Transmetatarsal and Ray Amputations
Transmetatarsal and ray amputations require meticulous patient selection and attention to surgical technique when performed in patients with peripheral vascular disease. Transmetatarsal amputation is performed for gangrene, trauma, or rarely, tumors limited to the distal part of the foot. Part or all of the foot may be resected at the midmetatarsal level. In this chapter, the standard full transmetatarsal amputation is described, followed by a discussion of both partial transmetatarsal and ray amputations.
SCORE™, the Surgical Council on Resident Education, classified toe amputations as “ESSENTIAL UNCOMMON” procedures.
STEPS IN PROCEDURE
Transmetatarsal Amputation
Incision at level of metatarsal heads; longer posterior flap
Divide soft tissues to level of bone
Secure digital arteries with suture ligatures or ties
Periosteal elevator to clear soft tissues from the bone to point of division
Divide metatarsals just beyond the heads
Smooth the bone ends
Divide plantar fascia and remaining soft tissues
Meticulous hemostasis and closure
Ray Amputation
Tennis racquet–shaped incision around base of affected toe
Clear soft tissues from bone
Take care to spare digital artery to next digit
Divide metatarsal in midshaft
Smooth the bone ends
Meticulous hemostasis and closure
HALLMARK ANATOMIC COMPLICATIONS
Ischemia from choice of incorrect level of amputation
Injury to digital artery to adjacent digit causing digital ischemia
LIST OF STRUCTURES
Metatarsal bones
Phalanges
Tarsal Bones
Cuboid
Superficial fascia
Deep fascia of the foot
Plantar aponeurosis
Dorsal Venous Arch
Great saphenous vein
Lesser saphenous vein
Superficial peroneal nerve
Deep peroneal nerve
Sural nerve
Anterior Tibial Artery
Dorsalis pedis artery
First dorsal metatarsal artery
Arcuate artery
Lateral plantar artery
Plantar arterial arch
Dorsal Arterial Arch
Digital arteries
Extensor hallucis longus muscle
Extensor hallucis brevis muscle
Inferior extensor retinaculum
Extensor digitorum longus muscle
Extensor digitorum brevis muscle
Peroneus tertius muscle
Interosseous muscles (dorsal and plantar)
Adductor hallucis muscle
Skin Incision and Division of Soft Tissues (Fig. 127.1)
Technical Points
Plan a gently curved skin incision that is longer on the plantar surface than on the dorsal surface of the foot. The skin of the plantar surface is stronger and can be pulled up to form a good flap over the tips of the metatarsals. Make the skin incision at about the level of the metatarsal heads (Fig. 127.1A). Divide the soft tissues down to the level of the bone. Secure the digital arteries with suture ligatures (Fig. 127.1B).
Anatomic Points
Division of the skin and superficial fascia of the dorsum of the foot will expose the superficial veins and nerves that occupy the plane between superficial and deep fasciae. The anatomy of the superficial venous network varies; however, recall that the great and lesser (small) saphenous veins begin as continuations of the medial and lateral ends of the dorsal venous arch, respectively. The dorsal venous arch is located roughly over the middle of the second through the fifth metatarsals. The great saphenous vein begins over the proximal end of the first metatarsal, and the lesser saphenous vein begins over the cuboid. The branches of two sensory nerves—the superficial peroneal and sural nerves—lie relatively superficial and may be encountered. The superficial peroneal nerve supplies most of the skin of the dorsum of the foot and toes, except for the first interdigital space and apposing sides of digits 1 and 2 (supplied by a branch of the deep peroneal nerve). The sural nerve provides cutaneous innervation to the lateral side of the foot. The nerves are crossed superficially by the superficial veins.

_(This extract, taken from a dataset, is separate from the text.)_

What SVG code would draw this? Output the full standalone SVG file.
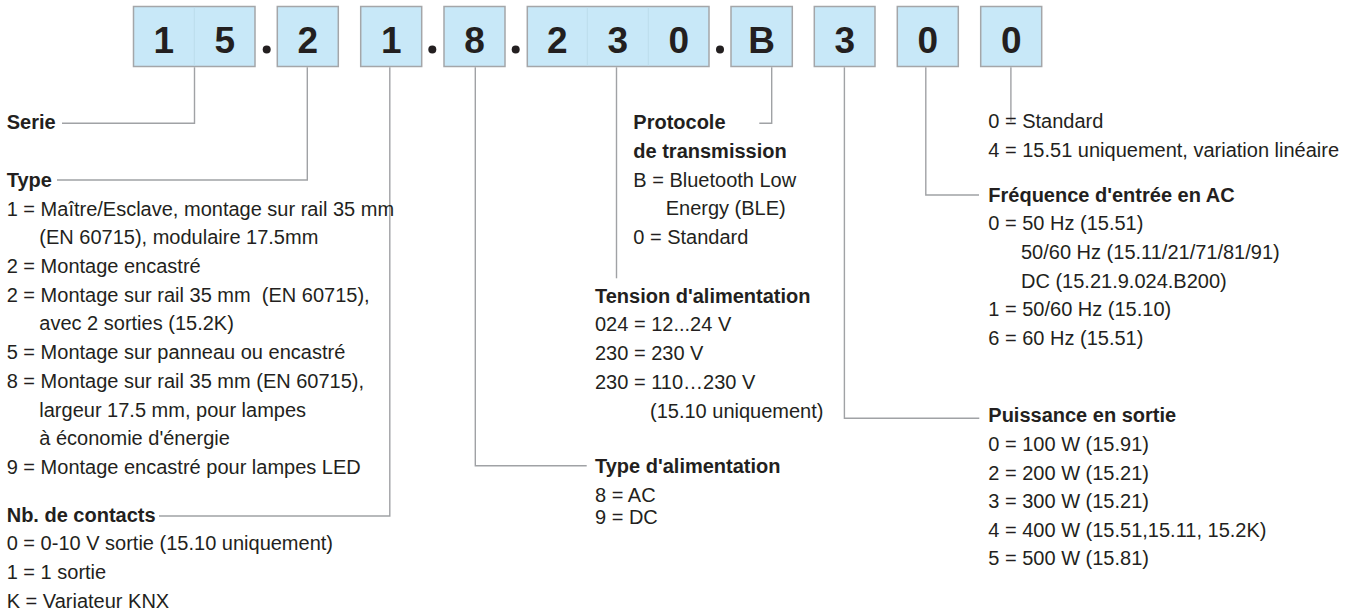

When the deep fascia of the dorsum of the foot is divided, the dorsalis pedis artery, a continuation of the anterior tibial artery, should be identified and ligated (if necessary) before its division. This artery, accompanied by the deep peroneal nerve, lies lateral to the extensor hallucis longus tendon, passes deep to the inferior extensor retinaculum, and is crossed by the extensor hallucis brevis (Fig. 127.1C). At the proximal end of the first intermetatarsal space, it turns plantarward, between the interosseous muscles of this space, to anastomose with the deep branch of the lateral plantar artery, forming the plantar arterial arch. Branches of the dorsalis pedis artery that must be considered in amputations include the first dorsal metatarsal artery. This artery bifurcates, in the cleft between the first two digits at the level of the metatarsophalangeal joint, into two dorsal digital arteries, which supply the contiguous sides of these two digits. The arcuate artery, a lateral branch of the dorsalis pedis artery that lies deep to the intrinsic extensor musculature and that gives rise to the remaining three dorsal metatarsal arteries, crosses the bases of all metatarsals except the first.